3. Disconnect and remove the VVT solenoid
In order to disconnect the variable valve timing solenoid, you need to detach the electrical harness connection simply by pulling it off.
Then, you will find a bolt holding the solenoid in place. Usually, the size of the bold holding the VVT solenoid is 10mm. However, the size might vary depending on your car’s make and model.
Grab the appropriate socket and remove the bolt. Then, loosen the solenoid by turning it left and right and then pull it out. The VVT solenoid might be a little bit hard to be removed because of a rubber seal that is preventing oil to leak out.
4. Spray it down with mass airflow sensor cleaner
With your gloves and safety goggles on, grab the variable valve timing solenoid and wipe it with a clean towel. Then, spray the solenoid down with the mass airflow sensor.

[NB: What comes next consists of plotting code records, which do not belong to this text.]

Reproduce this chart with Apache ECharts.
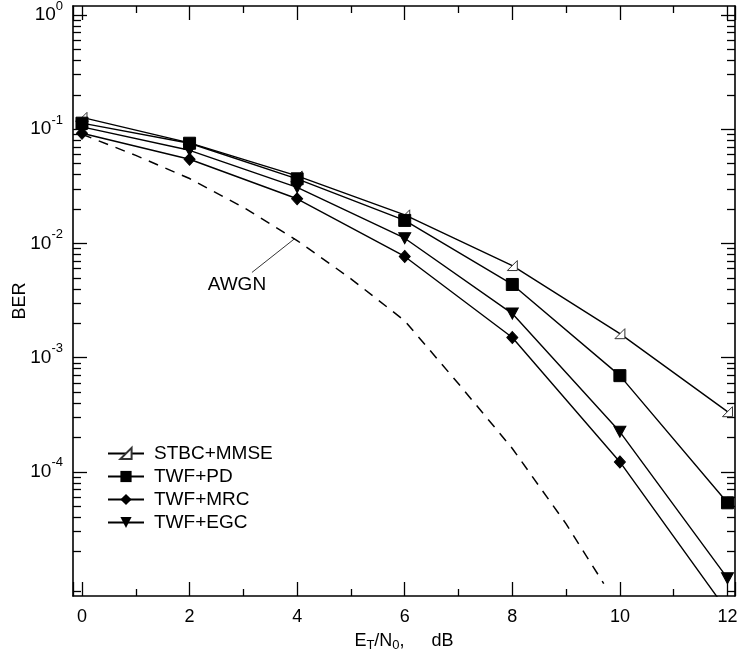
<!DOCTYPE html>
<html>
<head>
<meta charset="utf-8">
<script src="https://cdn.jsdelivr.net/npm/echarts@6/dist/echarts.min.js"></script>
<style>html,body{margin:0;padding:0;background:#fff}#c{width:740px;height:658px}</style>
</head>
<body>
<div id="c"></div>
<script>
const snr = [0, 2, 4, 6, 8, 10, 12];
const stbcMmse = [0.127, 0.076, 0.039, 0.0178, 0.0064, 0.00162, 0.000336];
const twfPd = [0.113, 0.0754, 0.0368, 0.0159, 0.00437, 0.000695, 0.0000535];
const twfMrc = [0.0922, 0.0546, 0.0246, 0.00769, 0.0015, 0.000122, 0.000006];
const twfEgc = [0.105, 0.0654, 0.031, 0.0111, 0.00243, 0.000224, 0.0000117];
const awgnSnr = [0, 1, 2, 3, 4, 5, 6, 7, 8, 9, 9.7];
const awgnBer = [0.0904, 0.059, 0.037, 0.0207, 0.0106, 0.0049, 0.0021, 0.00059, 0.00016, 0.000035, 0.0000105];
const awgnLabel = {text: 'AWGN', at: [2.88, 0.00432], from: [3.16, 0.00557], to: [3.96, 0.01106]};
const xRange = [-0.167, 12.14];
const yRange = [8.17e-6, 1.2];
const yTickValues = [1e-4, 1e-3, 1e-2, 1e-1, 1];

const FONT = "'Liberation Sans', Arial, sans-serif";
const pair = (xs, ys) => xs.map((x, i) => [x, ys[i]]);

function yLabel(v) {
  const e = Math.log10(v);
  const r = Math.round(e);
  if (Math.abs(e - r) > 0.01 || r < -4 || r > 0) return '';
  return '{b|10}{s|' + r + '}';
}
function xLabel(v) {
  if (Math.abs(v - Math.round(v)) > 1e-6) return '';
  return String(Math.round(v));
}

const axisCommonX = {
  type: 'value', min: xRange[0], max: xRange[1], splitNumber: 6,
  axisLine: {show: true, onZero: false, lineStyle: {color: '#000', width: 1.6}},
  axisTick: {show: true, inside: true, length: 14, lineStyle: {color: '#000', width: 1.3}},
  minorTick: {show: true, splitNumber: 2, length: 7, lineStyle: {color: '#000', width: 1.3}},
  splitLine: {show: false}, minorSplitLine: {show: false}
};
const axisCommonY = {
  type: 'log', logBase: 10, min: yRange[0], max: yRange[1],
  axisLine: {show: true, onZero: false, lineStyle: {color: '#000', width: 1.6}},
  axisTick: {show: true, inside: true, length: 14, customValues: yTickValues, lineStyle: {color: '#000', width: 1.3}},
  minorTick: {show: true, splitNumber: 9, length: 8, lineStyle: {color: '#000', width: 1.3}},
  splitLine: {show: false}, minorSplitLine: {show: false}
};

const lineBase = {
  type: 'line', xAxisIndex: 0, yAxisIndex: 0, clip: true,
  lineStyle: {color: '#000', width: 1.4},
  itemStyle: {color: '#000', borderColor: '#000'},
  emphasis: {disabled: true}, animation: false
};

const option = {
  animation: false,
  backgroundColor: '#fff',
  textStyle: {fontFamily: FONT},
  grid: {left: 73, right: 5, top: 6, bottom: 62, containLabel: false, outerBoundsMode: 'none'},
  legend: {
    orient: 'vertical', left: 107, top: 444, padding: 0, itemWidth: 36, itemHeight: 14, itemGap: 4,
    textStyle: {fontFamily: FONT, fontSize: 19, color: '#000', padding: [0, 0, 0, 5]},
    data: ['STBC+MMSE', 'TWF+PD', 'TWF+MRC', 'TWF+EGC']
  },
  xAxis: [
    Object.assign({}, axisCommonX, {
      position: 'bottom', nameMoveOverlap: false,
      axisLabel: {show: true, formatter: xLabel, margin: 12, fontSize: 18, color: '#000', fontFamily: FONT, showMinLabel: false, showMaxLabel: false},
      name: '{n|E}{sub|T}{n|/N}{sub|0}{n|,}{d|dB}',
      nameLocation: 'middle', nameGap: 36,
      nameTextStyle: {
        color: '#000', fontFamily: FONT,
        rich: {
          n: {fontSize: 18, color: '#000', fontFamily: FONT, verticalAlign: 'top', lineHeight: 18},
          sub: {fontSize: 13, color: '#000', fontFamily: FONT, verticalAlign: 'top', padding: [7, 0, 0, 0], lineHeight: 13},
          d: {fontSize: 18, color: '#000', fontFamily: FONT, verticalAlign: 'top', lineHeight: 18, padding: [0, 0, 0, 27]}
        }
      }
    }),
    Object.assign({}, axisCommonX, {position: 'top', axisLabel: {show: false}})
  ],
  yAxis: [
    Object.assign({}, axisCommonY, {
      position: 'left', nameMoveOverlap: false,
      axisLabel: {
        show: true, formatter: yLabel, customValues: yTickValues, margin: 10, color: '#000', fontFamily: FONT,
        rich: {
          b: {fontSize: 19, color: '#000', fontFamily: FONT, verticalAlign: 'bottom', lineHeight: 19},
          s: {fontSize: 13, color: '#000', fontFamily: FONT, verticalAlign: 'bottom', lineHeight: 13, padding: [0, 0, 12, 0]}
        }
      },
      name: 'BER', nameLocation: 'middle', nameGap: 44,
      nameTextStyle: {fontSize: 18, color: '#000', fontFamily: FONT}
    }),
    Object.assign({}, axisCommonY, {position: 'right', axisLabel: {show: false}})
  ],
  series: [
    Object.assign({}, lineBase, {
      name: 'AWGN', data: pair(awgnSnr, awgnBer), showSymbol: false, symbol: 'none',
      lineStyle: {color: '#000', width: 1.5, type: [10, 8]}, z: 1,
      markLine: {
        silent: true, symbol: ['none', 'none'], animation: false,
        lineStyle: {color: '#000', width: 0.8, type: 'solid'}, label: {show: false},
        emphasis: {disabled: true},
        data: [[{coord: awgnLabel.from}, {coord: awgnLabel.to}]]
      },
      markPoint: {
        silent: true, animation: false, symbol: 'circle', symbolSize: 1,
        itemStyle: {color: 'rgba(0,0,0,0)'},
        label: {show: true, position: 'inside', formatter: awgnLabel.text, fontSize: 19, color: '#000', fontFamily: FONT},
        data: [{coord: awgnLabel.at}]
      }
    }),
    Object.assign({}, lineBase, {
      name: 'STBC+MMSE', data: pair(snr, stbcMmse),
      symbol: 'path://M10,0 L10,10 L0,10 Z', symbolSize: 10,
      itemStyle: {color: '#fff', borderColor: '#333', borderWidth: 1}
    }),
    Object.assign({}, lineBase, {
      name: 'TWF+PD', data: pair(snr, twfPd), symbol: 'rect', symbolSize: 12
    }),
    Object.assign({}, lineBase, {
      name: 'TWF+MRC', data: pair(snr, twfMrc), symbol: 'diamond', symbolSize: [11, 12]
    }),
    Object.assign({}, lineBase, {
      name: 'TWF+EGC', data: pair(snr, twfEgc), symbol: 'triangle', symbolRotate: 180, symbolSize: [12, 11]
    })
  ]
};

const chart = echarts.init(document.getElementById('c'), null, {renderer: 'canvas'});
chart.setOption(option);
</script>
</body>
</html>
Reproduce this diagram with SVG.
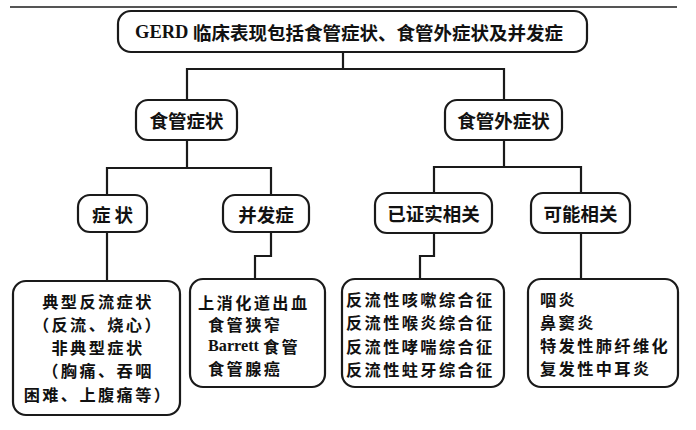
<svg xmlns="http://www.w3.org/2000/svg" width="696" height="430" viewBox="0 0 696 430">
<style>
.box{fill:#fff;stroke:#1a1a1a;stroke-width:2.2}
.ln{fill:none;stroke:#1a1a1a;stroke-width:2.2}
text{font-family:"Noto Sans CJK SC","Liberation Serif",serif;font-weight:bold;font-size:18.5px;fill:#111;dominant-baseline:central}
.m{font-size:16.2px;letter-spacing:2.4px}
.c{text-anchor:middle}
.lat{font-family:"Liberation Serif","Noto Sans CJK SC",serif;letter-spacing:0}
</style>
<rect width="696" height="430" fill="#fff"/>
<line x1="10" y1="7" x2="677" y2="7" stroke="#555" stroke-width="2"/>
<g id="connectors">
<path class="ln" d="M343 52V69M187 100V69H504V100"/>
<path class="ln" d="M187 140V168M107 195V168H271V195"/>
<path class="ln" d="M504 140V167M434 193V167H581V193"/>
<path class="ln" d="M107 232V281"/>
<path class="ln" d="M271 232V256H255V279"/>
<path class="ln" d="M434 233V256H420V279"/>
<path class="ln" d="M581 233V279"/>
</g>
<g id="root">
<rect class="box" x="118" y="11" width="469" height="41" rx="13"/>
<text x="135" y="32"><tspan class="lat">GERD </tspan>临床表现包括食管症状、食管外症状及并发症</text>
</g>
<g id="n-eso">
<rect class="box" x="136" y="100" width="101" height="40" rx="12"/>
<text class="c" x="186.5" y="120">食管症状</text>
</g>
<g id="n-extra">
<rect class="box" x="445" y="100" width="117" height="40" rx="12"/>
<text class="c" x="503.5" y="120">食管外症状</text>
</g>
<g id="n-sym">
<rect class="box" x="78" y="195" width="69" height="37" rx="12"/>
<text class="c" x="112.5" y="213.5">症 状</text>
</g>
<g id="n-comp">
<rect class="box" x="223" y="195" width="86" height="37" rx="12"/>
<text class="c" x="266" y="213.5">并发症</text>
</g>
<g id="n-proven">
<rect class="box" x="375" y="193" width="117" height="40" rx="12"/>
<text class="c" x="433.5" y="213">已证实相关</text>
</g>
<g id="n-possible">
<rect class="box" x="531" y="193" width="99" height="40" rx="12"/>
<text class="c" x="580.5" y="213">可能相关</text>
</g>
<g id="b-sym">
<rect class="box" x="13" y="281" width="167" height="134" rx="13"/>
<text class="m c" x="98" y="301">典型反流症状</text>
<text class="m c" x="98" y="324">（反流、烧心）</text>
<text class="m c" x="98" y="347">非典型症状</text>
<text class="m c" x="98" y="370">（胸痛、吞咽</text>
<text class="m c" x="98" y="394">困难、上腹痛等）</text>
</g>
<g id="b-comp">
<rect class="box" x="190" y="279" width="135" height="108" rx="13"/>
<text class="m" x="198" y="302">上消化道出血</text>
<text class="m" x="208" y="324">食管狭窄</text>
<text class="m" x="208" y="346"><tspan class="lat">Barrett </tspan>食管</text>
<text class="m" x="208" y="368">食管腺癌</text>
</g>
<g id="b-proven">
<rect class="box" x="342" y="279" width="162" height="108" rx="13"/>
<text class="m" x="346" y="299">反流性咳嗽综合征</text>
<text class="m" x="346" y="322">反流性喉炎综合征</text>
<text class="m" x="346" y="346">反流性哮喘综合征</text>
<text class="m" x="346" y="369">反流性蛀牙综合征</text>
</g>
<g id="b-possible">
<rect class="box" x="528" y="279" width="150" height="108" rx="13"/>
<text class="m" x="540" y="299">咽炎</text>
<text class="m" x="540" y="322">鼻窦炎</text>
<text class="m" x="540" y="345">特发性肺纤维化</text>
<text class="m" x="540" y="368">复发性中耳炎</text>
</g>
</svg>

Make sure that you spray the cleaner in all of the holes. Repeat spraying until there is no gunk or dirt coming out. In order to really clean the solenoid well, you will have to connect it to a battery and make it open and close.
So, grab two alligator clip test leads and attach them to the electrical connection of the variable valve timing solenoid. Make sure that the positive and negative are not touching. Then, connect the other end of the alligator clips to a car battery to make the solenoid open and close.
5. Let the VVT solenoid dry
Once the variable valve timing solenoid has been cleaned and wiped, you need to let it dry before installing it. The mass airflow sensor cleaner cleans out pretty quickly. However, if you used WD40 or a valve cleaner, you might have to wait a little bit longer.
6. Test the variable valve timing solenoid
After cleaning and drying the variable valve timing solenoid, you should perform a test. You can either manually move it or verify that the solenoid is moving freely. Or, you can test it using two alligator clips and a battery.
7. Reinstall the variable valve timing solenoid
After you verified that the variable valve timing solenoid is working properly, you need to reinstall it. Put the solenoid back in place and reinstall the bolt. Then, reattach the electrical harness.
8. Delete any error codes
A dirty or faulty variable valve timing solenoid can give out many error codes and a check engine light. So, after you are done with the cleaning and you have verified that the VVT solenoid works fine, it is time to connect your vehicle to a diagnostic tool and delete the error codes. If you don’t have a diagnostic tool, you can order one on amazon.com.
If the variable valve timing solenoid is bad on your vehicle, follow the step-by-step guide provided above and try to see if cleaning the VVT solenoid will solve your problem.
However, if after you cleaned the solenoid, the vehicle is still running poorly, it’s best if you go ahead and replace the solenoid with a new one.